Around midnight or 2 am, if conditions were right, we would be rousted out of bed to collect migrating birds. Most birds cannot land in the dark, so when they are migrating for huge distances, they sometimes just fall, exhausted, into the sea. But a lighthouse beam that sweeps the side of a hill provides the perfect solution: for moments at a time, they can actually see where to land and land they do. Unfortunately they also tend to fly straight into the lighthouse. There are over 1,000 casualties a year on the Bardsey Light. They fall sound asleep with exhaustion just as we two little boys would after walking all day in the heat, with packs on our backs. We would take two-wheeled wheelbarrows out into the night with flashlights and literally sweep up the exhausted creatures, great and small, in our arms and dump them in the barrows.
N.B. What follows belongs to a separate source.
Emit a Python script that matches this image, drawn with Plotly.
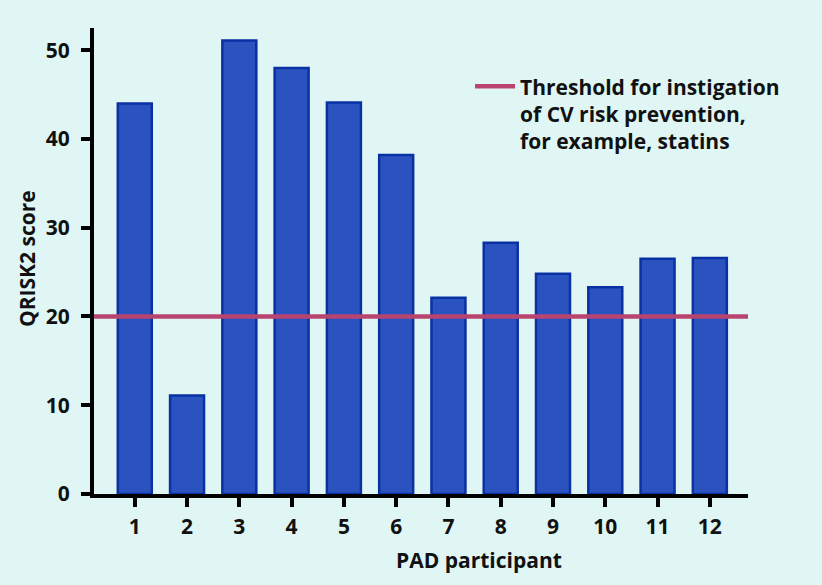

Back at the observatory, there was a huge wire-netting cage into which we could empty them, checking to remove any raptors and taking those straight into the ringing barn to be processed at once and released. The harmless little fellows could wait until morning to be sent on their way. Being so young, we would be sent back to bed as soon as the big rush was over, but after breakfast, we would be back out there. Either we would help ring birds – I can still feel the thrill of holding a tiny goldcrest in my hand (the smallest bird in Europe at about 5 grams!), its back in my palm, its neck between my forefinger and second finger, one tiny ankle between my thumb and little finger, so I could snap on a miniscule numbered ring with my free hand. An adult would record the data and if it flew away of its own accord, that was fine, but usually they had to be taken out to the grass to go on sleeping. It was if we were operating on them under anaesthetic. Once they had recuperated, they would be off again.